ダイエットに活用したくなりますが、先ほどご紹介したとおり微量のシアンが含まれていて、消化もされにくいので、食べ過ぎにはご注意下さい。
1日で1パックの半分くらいを目安に、他の食材と合わせてバランスよく食卓に取り入れていきましょう!
最後に舞茸を買ってきてからの日持ちと、美味しさが長持ちする保存方法をご紹介します。
生の舞茸の日持ちや賞味期限は?長持ちさせる保存方法も紹介!
舞茸には、賞味期限が書かれていませんよね。
先ほどご紹介した新鮮で美味しいものを選んで買い、長持ちするように工夫して保存し、自分で状態をチェックする必要があります。
舞茸は何日食べられる?
舞茸の日持ちは、下記のとおりです。
保存場所 | 日持ち |
常温 | 気温によって1日~3日 |
冷蔵庫(野菜室) | 1週間ほど |
冷凍 | 2週間~1ヶ月 |
*”カビが生える”、”生臭い臭い”、”茶色い汁”など、異変が出てきたら食べられません。
舞茸は収穫されてからも生きていますので、舞茸にストレスを与えないことが、保存期間を長くするポイントです。
季節やご家庭の保存環境にもよりますが、常温では温度が高すぎて呼吸量が多くなり、パックの中に水滴が出てしまいます。

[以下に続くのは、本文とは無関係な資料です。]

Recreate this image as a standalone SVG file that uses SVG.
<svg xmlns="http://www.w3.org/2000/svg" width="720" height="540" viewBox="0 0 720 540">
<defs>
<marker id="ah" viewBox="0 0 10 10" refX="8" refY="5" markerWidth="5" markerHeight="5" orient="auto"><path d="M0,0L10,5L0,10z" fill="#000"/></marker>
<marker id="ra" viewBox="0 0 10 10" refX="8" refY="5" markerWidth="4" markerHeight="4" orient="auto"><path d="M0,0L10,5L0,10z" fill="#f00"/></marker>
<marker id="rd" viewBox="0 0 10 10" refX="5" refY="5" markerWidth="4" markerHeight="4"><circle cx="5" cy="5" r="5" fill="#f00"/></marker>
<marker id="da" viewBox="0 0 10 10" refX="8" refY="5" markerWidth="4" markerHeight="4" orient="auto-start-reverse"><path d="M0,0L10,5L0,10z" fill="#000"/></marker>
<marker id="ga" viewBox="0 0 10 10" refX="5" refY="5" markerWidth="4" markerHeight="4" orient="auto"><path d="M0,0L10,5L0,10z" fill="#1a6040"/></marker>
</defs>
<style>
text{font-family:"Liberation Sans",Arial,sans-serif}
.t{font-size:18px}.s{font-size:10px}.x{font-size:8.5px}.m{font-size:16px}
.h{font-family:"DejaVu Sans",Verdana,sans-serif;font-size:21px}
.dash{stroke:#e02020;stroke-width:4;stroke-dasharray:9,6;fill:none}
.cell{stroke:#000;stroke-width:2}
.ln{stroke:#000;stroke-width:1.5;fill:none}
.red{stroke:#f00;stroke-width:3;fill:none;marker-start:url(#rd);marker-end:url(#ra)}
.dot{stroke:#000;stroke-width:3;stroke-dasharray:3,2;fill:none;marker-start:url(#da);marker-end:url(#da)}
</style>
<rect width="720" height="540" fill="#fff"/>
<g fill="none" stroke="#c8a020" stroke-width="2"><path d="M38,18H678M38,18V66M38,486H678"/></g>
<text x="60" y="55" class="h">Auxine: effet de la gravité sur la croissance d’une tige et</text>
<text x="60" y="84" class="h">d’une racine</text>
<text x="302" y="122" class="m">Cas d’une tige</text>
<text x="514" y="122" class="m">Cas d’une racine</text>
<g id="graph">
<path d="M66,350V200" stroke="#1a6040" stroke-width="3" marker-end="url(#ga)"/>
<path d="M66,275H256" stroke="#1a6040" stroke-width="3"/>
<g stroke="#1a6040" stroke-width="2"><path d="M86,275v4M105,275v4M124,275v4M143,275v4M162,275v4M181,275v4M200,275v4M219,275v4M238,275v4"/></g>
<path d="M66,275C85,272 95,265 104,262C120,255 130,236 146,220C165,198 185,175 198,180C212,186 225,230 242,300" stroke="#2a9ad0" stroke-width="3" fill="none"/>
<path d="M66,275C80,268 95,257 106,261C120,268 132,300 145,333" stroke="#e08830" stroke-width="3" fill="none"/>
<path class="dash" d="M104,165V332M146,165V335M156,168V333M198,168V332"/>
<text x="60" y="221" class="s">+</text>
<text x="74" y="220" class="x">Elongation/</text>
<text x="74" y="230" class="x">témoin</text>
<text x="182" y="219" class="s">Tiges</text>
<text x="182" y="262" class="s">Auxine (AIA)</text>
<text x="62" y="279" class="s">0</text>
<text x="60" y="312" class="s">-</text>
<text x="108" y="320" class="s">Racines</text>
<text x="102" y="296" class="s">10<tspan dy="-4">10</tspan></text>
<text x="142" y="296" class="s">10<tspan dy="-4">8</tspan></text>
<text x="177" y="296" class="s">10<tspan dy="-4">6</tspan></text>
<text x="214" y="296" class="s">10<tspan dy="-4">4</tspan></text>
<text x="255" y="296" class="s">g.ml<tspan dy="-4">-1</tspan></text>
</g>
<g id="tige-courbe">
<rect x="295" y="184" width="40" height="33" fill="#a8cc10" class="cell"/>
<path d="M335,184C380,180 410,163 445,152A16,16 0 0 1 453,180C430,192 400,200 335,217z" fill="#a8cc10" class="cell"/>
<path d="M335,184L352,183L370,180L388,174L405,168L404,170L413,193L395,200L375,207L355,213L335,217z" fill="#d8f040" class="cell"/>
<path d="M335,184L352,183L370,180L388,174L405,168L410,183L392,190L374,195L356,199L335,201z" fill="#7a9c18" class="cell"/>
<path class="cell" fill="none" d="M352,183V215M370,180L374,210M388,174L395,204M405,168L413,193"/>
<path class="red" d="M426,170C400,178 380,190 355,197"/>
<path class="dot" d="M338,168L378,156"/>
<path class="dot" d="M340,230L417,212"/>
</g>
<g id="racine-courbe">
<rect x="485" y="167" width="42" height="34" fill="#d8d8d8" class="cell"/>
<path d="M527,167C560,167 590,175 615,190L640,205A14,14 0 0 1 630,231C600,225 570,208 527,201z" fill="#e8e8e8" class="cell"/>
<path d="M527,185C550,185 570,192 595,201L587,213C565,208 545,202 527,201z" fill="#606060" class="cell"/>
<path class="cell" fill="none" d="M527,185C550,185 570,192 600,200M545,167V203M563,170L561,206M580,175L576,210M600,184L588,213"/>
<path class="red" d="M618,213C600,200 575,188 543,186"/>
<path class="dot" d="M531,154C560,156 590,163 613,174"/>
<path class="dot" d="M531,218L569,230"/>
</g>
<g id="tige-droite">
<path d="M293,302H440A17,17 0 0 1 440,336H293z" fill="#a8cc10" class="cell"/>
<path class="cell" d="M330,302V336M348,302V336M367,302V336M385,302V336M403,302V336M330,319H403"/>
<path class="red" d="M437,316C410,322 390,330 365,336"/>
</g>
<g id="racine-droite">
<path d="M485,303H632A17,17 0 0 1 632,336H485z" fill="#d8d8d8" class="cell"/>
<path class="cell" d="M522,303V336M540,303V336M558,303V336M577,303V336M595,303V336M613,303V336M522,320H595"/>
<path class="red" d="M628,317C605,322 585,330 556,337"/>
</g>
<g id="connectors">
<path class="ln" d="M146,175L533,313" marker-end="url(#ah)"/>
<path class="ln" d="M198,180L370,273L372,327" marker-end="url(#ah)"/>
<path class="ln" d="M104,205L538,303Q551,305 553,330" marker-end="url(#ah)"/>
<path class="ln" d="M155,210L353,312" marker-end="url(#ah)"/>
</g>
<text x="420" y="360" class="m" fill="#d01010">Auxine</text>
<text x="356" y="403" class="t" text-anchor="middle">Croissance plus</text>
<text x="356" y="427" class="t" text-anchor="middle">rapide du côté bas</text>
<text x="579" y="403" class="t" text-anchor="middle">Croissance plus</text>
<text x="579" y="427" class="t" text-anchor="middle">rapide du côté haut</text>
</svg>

水滴は劣化やカビの原因となりますので、必ず冷やして保存なさって下さい!
舞茸の鮮度が続く保存方法
大阪中央卸売市場のホームページに、生の舞茸の正しい保存方法が紹介されていました、
買ってきたパックに水滴が出ていなければそのまま野菜室に入れてOKなのですが、
水滴が出ている場合や開封後は、下記のように保存なさって下さい。
冷蔵庫での保存方法
- 新聞紙かキッチンペーパーに包む(石づきがある場合は、そのままで構いません)
- ビニール袋に入れる(袋は密閉しません)
- 野菜室に入れる
冷凍方法
- 石づきを切り取って汚れを拭き取る
- 使いやすい大きさにカットする
- ジップつきの保存袋に入れる
- 空気を抜いて密閉する
- 平らにして冷凍庫に入れる
食べ切れないとわかったら、なるべく早く冷凍するようおすすめします。
冷凍すると舞茸本来の食感ではなくなりますので、パスタ、煮物、スープなどに入れるのがおすすめです。
まとめ
舞茸は生で食べられるのかという疑問から始まり、安全で美味しく食べる方法について詳しくご紹介してきました。
ポイントをまとめてみます!
- 舞茸の生食は絶対にダメ!
- 舞茸を生で食べると、食中毒の症状やアレルギー症状が出る可能性がある
- 舞茸で体に異変が出る理由は特定されていない
- 舞茸はかさや軸の状態をチェックして新鮮なものを選び、よく加熱して食べる
- 舞茸は石づきがついていない商品なら軸の先まで全部食べられる
- 舞茸に含まれる栄養成分を余さず体に取り入れるためには、スープまで食べた方がいい
- 舞茸は常温保存NG。必ず冷やして保存する
- 舞茸にストレスを与えないで保存するのが、長持ちするポイント
- 食べ切れない分は早めに冷凍するのがおすすめ
生の舞茸を食べたことが原因の死亡例もあると知り、怖くなりました。
ネット上には「舞茸は生でも食べられる」という口コミ情報がたくさんあります。
曖昧な情報を信じずに、美味しい舞茸を安全に食べていきたいですね。
今回は、美味しい舞茸の選び方もわかりました。
私は道の駅や路面店の八百屋さんなどで、パックの内側に水滴がついてシナっとしている舞茸を見かけることがよくあります。
劣化したものを選ばずに、食感や風味を最大限楽しめる舞茸を目利きして、子どもたちにも美味しさを伝えたいなと思います。
今回ご紹介した情報を参考に、舞茸の特長を生かした料理をご一緒に楽しんでいきましょう!